Durante mucho tiempo no supe a qué película pertenecía hasta que hace unos años, una noche, aquí en Aguiño, mientras escribía, pasaban en Cine español Aventuras de Joselito en América (1959 o 1960 según fuentes) de Antonio del Amo y René Cardona Jr. Aquí va una sinopsis:

Joselito vive con su abuela en un pueblo de pescadores. Su padre marchó hace tiempo a América para hacer fortuna. Un día el muchacho decide viajar allí para reunirse con él. Se embarca en una frágil barquita y milagrosamente es salvado en alta mar por un buque que le conduce a México. Aquí conoce a Pulgarcito, un pequeño vendedor de periódicos con el que vive muchas peripecias. Y al final, Joselito encontrará a su padre.



En fin, ahí estaba Joselito en la barca, perdido en medio del mar y de la noche, pidiendo auxilio a gritos y moviendo un candil para llamar la atención de un barco que pasaba a lo lejos. La película que me dejó, mira por donde, una cicatriz.

Hubo otras inyecciones contra el tétanos. La siguiente fue poco después (quizá un año más tarde) fruto de mi pasión por las representaciones de Semana Santa –el Santo Encuentro, el viernes santo por la mañana en la plaza de la catedral, pero sobre todo El Desenclavo, por la tarde, en la iglesia de Santo Domingo- y una mañana calurosa de abril estaba jugando delante de casa, desfilando como los romanos que escoltaban la urna de cristal donde llevaban a Cristo en la procesión del Santo Entierro y con una gancha a modo de lanza. Desde la ventana, mi madre me tendió una gorra, no por el aquel del sol, sino para que cumpliera las funciones de casco (de romano). Total que al bajar la mano me atravesé la muñeca con la gancha. Otra vez a Tui, a Casal Aboy, la inyección contra el tétanos. El teatro sacro no me dejó cicatrices pero me llegó a los adentros. Cómo no va a dejarlas ese delirio de cuerpos en carne viva, retorcidos por el dolor, que heredamos del barroco y preñó las formas de una religiosidad que, contemplada con cierta distancia irónica, cobra visos surreales, terroríficamente surreales.
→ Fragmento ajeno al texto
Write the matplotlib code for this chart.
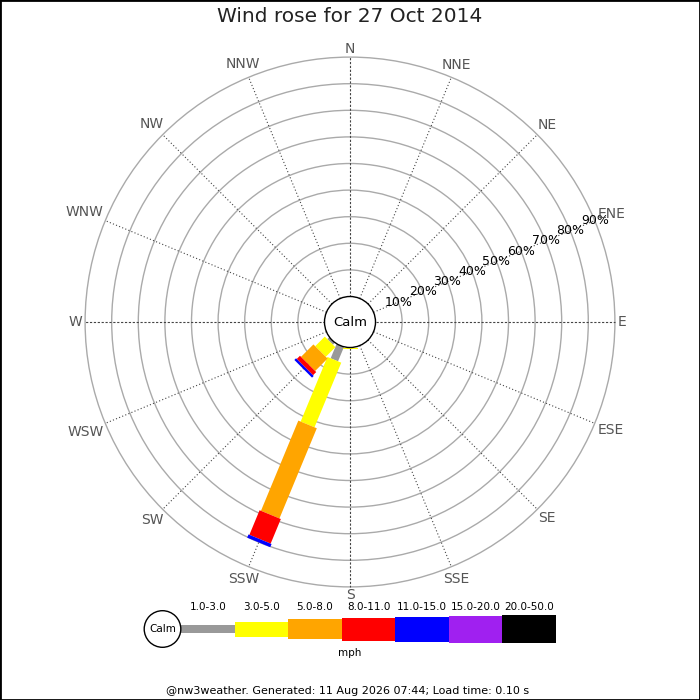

Mis padres también me llevaron a un par de películas religiosas, una sobre Fray Martín de Porres y otra, esta dejó una huella más honda –sobre todo por el miedo que pasé- Marcelino pan y vino, por cierto, imagino que sería un reestreno, porque se trata de un film que se estrenó el año que nací... Marcelino pan y vino invadió los sueños de mi infancia con terrores perdurables . Sabía lo que se hacía Ladislao Vajda.

Memoria de fotogramas como cicatrices, cuchillos en la mirada.